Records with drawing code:
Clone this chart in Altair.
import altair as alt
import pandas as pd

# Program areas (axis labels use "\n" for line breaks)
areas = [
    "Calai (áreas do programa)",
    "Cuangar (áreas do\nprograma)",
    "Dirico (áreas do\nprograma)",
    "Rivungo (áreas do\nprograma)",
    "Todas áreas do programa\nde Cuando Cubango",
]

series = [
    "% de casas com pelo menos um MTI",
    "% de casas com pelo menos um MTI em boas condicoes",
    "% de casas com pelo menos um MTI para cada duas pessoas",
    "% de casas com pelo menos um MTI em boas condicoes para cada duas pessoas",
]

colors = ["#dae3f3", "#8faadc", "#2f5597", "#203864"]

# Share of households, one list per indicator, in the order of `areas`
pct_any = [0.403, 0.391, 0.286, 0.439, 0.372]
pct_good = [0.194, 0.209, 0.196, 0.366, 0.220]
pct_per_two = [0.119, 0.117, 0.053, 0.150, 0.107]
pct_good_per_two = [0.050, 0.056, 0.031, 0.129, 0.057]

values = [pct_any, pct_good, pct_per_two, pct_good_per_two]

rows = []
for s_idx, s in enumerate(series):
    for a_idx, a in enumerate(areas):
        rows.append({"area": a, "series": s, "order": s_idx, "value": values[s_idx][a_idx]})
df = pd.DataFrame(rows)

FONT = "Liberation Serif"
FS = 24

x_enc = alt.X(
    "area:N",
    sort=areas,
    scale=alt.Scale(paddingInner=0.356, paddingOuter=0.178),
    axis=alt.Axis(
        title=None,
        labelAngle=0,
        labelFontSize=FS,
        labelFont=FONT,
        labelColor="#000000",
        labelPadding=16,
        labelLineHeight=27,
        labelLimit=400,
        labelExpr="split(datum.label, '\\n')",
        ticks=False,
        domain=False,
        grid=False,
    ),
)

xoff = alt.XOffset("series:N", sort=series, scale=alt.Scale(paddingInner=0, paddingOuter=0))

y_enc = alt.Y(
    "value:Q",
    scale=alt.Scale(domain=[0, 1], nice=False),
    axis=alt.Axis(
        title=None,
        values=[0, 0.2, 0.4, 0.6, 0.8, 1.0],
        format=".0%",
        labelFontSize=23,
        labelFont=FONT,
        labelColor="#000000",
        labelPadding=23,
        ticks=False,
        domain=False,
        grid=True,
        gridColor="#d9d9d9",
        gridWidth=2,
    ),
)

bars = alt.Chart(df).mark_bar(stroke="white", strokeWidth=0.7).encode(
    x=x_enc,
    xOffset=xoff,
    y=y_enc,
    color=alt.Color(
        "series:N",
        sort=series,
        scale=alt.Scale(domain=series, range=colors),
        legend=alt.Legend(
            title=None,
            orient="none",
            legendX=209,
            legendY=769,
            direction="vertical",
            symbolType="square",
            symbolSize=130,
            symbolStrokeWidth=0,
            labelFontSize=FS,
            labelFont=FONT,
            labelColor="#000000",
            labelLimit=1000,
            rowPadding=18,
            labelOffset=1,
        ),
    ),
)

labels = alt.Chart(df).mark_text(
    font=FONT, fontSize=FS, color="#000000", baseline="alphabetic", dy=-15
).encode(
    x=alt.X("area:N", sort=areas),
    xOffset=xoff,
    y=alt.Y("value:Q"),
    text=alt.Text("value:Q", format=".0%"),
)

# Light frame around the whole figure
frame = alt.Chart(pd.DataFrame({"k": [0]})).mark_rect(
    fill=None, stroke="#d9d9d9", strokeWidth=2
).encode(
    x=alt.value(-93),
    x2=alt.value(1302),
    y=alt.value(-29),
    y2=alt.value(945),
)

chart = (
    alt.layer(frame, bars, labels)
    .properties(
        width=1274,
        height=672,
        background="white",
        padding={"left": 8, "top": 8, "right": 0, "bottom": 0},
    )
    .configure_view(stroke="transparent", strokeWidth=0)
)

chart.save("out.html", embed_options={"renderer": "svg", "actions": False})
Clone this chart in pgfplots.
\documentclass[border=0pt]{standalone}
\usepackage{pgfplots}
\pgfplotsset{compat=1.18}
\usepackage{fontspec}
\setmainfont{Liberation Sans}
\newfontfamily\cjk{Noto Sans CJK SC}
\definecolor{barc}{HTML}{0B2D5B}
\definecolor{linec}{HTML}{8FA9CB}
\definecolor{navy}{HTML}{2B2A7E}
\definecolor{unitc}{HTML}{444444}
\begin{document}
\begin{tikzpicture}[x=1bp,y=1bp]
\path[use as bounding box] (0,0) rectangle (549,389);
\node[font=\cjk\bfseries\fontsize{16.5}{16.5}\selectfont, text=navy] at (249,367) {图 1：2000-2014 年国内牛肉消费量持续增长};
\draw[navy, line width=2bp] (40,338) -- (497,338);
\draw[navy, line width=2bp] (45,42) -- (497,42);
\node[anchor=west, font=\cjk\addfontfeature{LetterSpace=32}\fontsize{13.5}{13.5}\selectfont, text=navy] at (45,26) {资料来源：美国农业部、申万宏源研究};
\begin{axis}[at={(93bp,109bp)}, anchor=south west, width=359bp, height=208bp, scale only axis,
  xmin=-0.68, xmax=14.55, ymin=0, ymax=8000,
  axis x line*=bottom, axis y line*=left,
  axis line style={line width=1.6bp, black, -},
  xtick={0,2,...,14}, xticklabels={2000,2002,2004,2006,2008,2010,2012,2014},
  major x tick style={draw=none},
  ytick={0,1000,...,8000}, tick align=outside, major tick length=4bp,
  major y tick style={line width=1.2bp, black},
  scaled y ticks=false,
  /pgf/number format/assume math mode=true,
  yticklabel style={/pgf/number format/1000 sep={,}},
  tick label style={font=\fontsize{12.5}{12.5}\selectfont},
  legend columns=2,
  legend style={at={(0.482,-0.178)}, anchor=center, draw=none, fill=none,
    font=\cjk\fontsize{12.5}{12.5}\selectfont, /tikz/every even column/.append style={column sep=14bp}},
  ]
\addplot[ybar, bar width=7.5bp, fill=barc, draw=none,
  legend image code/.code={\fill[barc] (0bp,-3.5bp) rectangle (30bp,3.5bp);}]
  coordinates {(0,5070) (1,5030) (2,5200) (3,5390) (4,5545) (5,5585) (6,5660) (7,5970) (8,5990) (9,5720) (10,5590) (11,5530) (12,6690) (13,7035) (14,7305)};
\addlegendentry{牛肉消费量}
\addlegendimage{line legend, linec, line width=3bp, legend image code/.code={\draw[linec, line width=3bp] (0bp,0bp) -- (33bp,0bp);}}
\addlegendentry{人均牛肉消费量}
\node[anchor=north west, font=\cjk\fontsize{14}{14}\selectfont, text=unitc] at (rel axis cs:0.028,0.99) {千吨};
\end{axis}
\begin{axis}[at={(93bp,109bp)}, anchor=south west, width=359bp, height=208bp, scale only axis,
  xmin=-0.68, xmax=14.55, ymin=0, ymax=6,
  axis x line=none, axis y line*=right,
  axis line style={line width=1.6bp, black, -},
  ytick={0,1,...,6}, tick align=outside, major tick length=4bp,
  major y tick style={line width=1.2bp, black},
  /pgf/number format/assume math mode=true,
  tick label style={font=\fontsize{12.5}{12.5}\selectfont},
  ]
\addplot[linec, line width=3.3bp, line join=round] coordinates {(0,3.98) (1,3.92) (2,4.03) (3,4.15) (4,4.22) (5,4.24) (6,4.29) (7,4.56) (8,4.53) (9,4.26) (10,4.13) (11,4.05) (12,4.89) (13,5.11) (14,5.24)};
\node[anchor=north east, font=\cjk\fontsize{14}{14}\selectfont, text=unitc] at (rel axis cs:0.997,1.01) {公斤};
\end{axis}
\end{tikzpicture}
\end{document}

...

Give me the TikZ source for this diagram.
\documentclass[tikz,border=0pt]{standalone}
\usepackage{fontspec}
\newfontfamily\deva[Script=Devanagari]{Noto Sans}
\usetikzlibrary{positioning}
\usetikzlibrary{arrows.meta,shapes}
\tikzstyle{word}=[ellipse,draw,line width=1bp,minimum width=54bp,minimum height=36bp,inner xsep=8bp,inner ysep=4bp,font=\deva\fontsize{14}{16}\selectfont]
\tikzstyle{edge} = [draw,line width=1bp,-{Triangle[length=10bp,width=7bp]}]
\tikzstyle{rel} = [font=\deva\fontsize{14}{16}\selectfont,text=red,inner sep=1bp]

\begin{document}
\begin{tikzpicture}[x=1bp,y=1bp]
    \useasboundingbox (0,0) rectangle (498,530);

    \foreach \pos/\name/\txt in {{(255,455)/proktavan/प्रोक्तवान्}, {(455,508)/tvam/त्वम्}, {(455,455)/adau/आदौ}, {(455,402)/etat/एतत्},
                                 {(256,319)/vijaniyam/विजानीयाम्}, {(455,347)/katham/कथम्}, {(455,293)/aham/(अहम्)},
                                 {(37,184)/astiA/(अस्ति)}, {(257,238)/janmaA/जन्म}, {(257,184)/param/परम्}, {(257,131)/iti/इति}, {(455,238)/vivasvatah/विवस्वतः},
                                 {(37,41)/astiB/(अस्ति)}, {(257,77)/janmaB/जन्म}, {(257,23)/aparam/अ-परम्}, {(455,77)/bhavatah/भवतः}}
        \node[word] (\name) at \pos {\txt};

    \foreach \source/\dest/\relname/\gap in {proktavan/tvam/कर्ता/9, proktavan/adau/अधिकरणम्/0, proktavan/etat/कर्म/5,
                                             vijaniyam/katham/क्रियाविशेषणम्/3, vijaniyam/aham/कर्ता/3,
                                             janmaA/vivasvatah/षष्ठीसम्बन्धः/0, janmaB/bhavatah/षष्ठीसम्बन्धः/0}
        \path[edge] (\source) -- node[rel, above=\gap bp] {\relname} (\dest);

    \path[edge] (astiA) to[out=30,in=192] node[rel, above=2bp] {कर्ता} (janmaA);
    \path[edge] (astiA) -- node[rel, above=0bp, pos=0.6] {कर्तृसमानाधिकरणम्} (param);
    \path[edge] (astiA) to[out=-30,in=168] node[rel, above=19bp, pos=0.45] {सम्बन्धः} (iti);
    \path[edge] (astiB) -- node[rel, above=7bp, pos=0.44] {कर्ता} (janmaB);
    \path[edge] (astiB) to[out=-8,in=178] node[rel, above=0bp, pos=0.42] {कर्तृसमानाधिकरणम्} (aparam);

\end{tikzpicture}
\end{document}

-- Task statement --
Above are the records; copy every line in them that holds the word "source".

-- Written solution --
Give me the TikZ source for this diagram.
    \foreach \source/\dest/\relname/\gap in {proktavan/tvam/कर्ता/9, proktavan/adau/अधिकरणम्/0, proktavan/etat/कर्म/5,
        \path[edge] (\source) -- node[rel, above=\gap bp] {\relname} (\dest);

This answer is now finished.